Sherlock Holmes 4.0
A universal search engine.
Sherlock Holmes is a universal search engine, a system for gathering and indexing of textual data (text files, web pages, etc), both locally and over the network.
- Gathers files via HTTP or from local files.
- Parses text files, HTML, PDF, and several other formats using external parsers (such as MS Word and PostScript).
- The whole system is modular, so adding your own data sources or parsers is just matter of plugging in right module (well, usually also writing it).
- Works well in mixed charset environment.
- Considers multiple occurences of the same file (even with minor changes) a single document with multiple URL's.
- Everything is highly configurable. You can write filtering rules in a special language which allows to tweak configuration variables depending on the document being processed.
- Searching of words, phrases, and boolean expressions. Searching in filenames and link texts.
- Proximity search and proximity weighting of regular searches.

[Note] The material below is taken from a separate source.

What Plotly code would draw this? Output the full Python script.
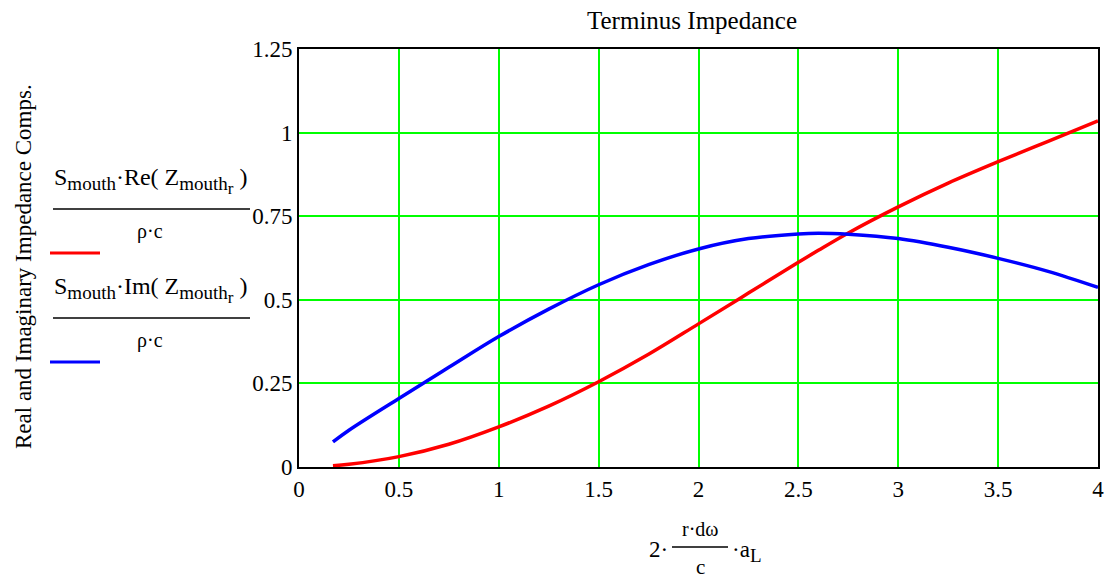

- Recognition of languages, easy integration of stemmers and synonymic dictionaries.
- Spelling checker based on word frequencies observed in the indexed data, hinting the user that his query might be misspelled.
- Search results include context in each document.
- Scales well to tens of millions of documents on normal PC hardware.
- User interface (the front-end) is completely separated from the rest of the system, making it easy to modify and also to embed the search engine in existing applications.
- Downloaded files and indices are compressed to save space.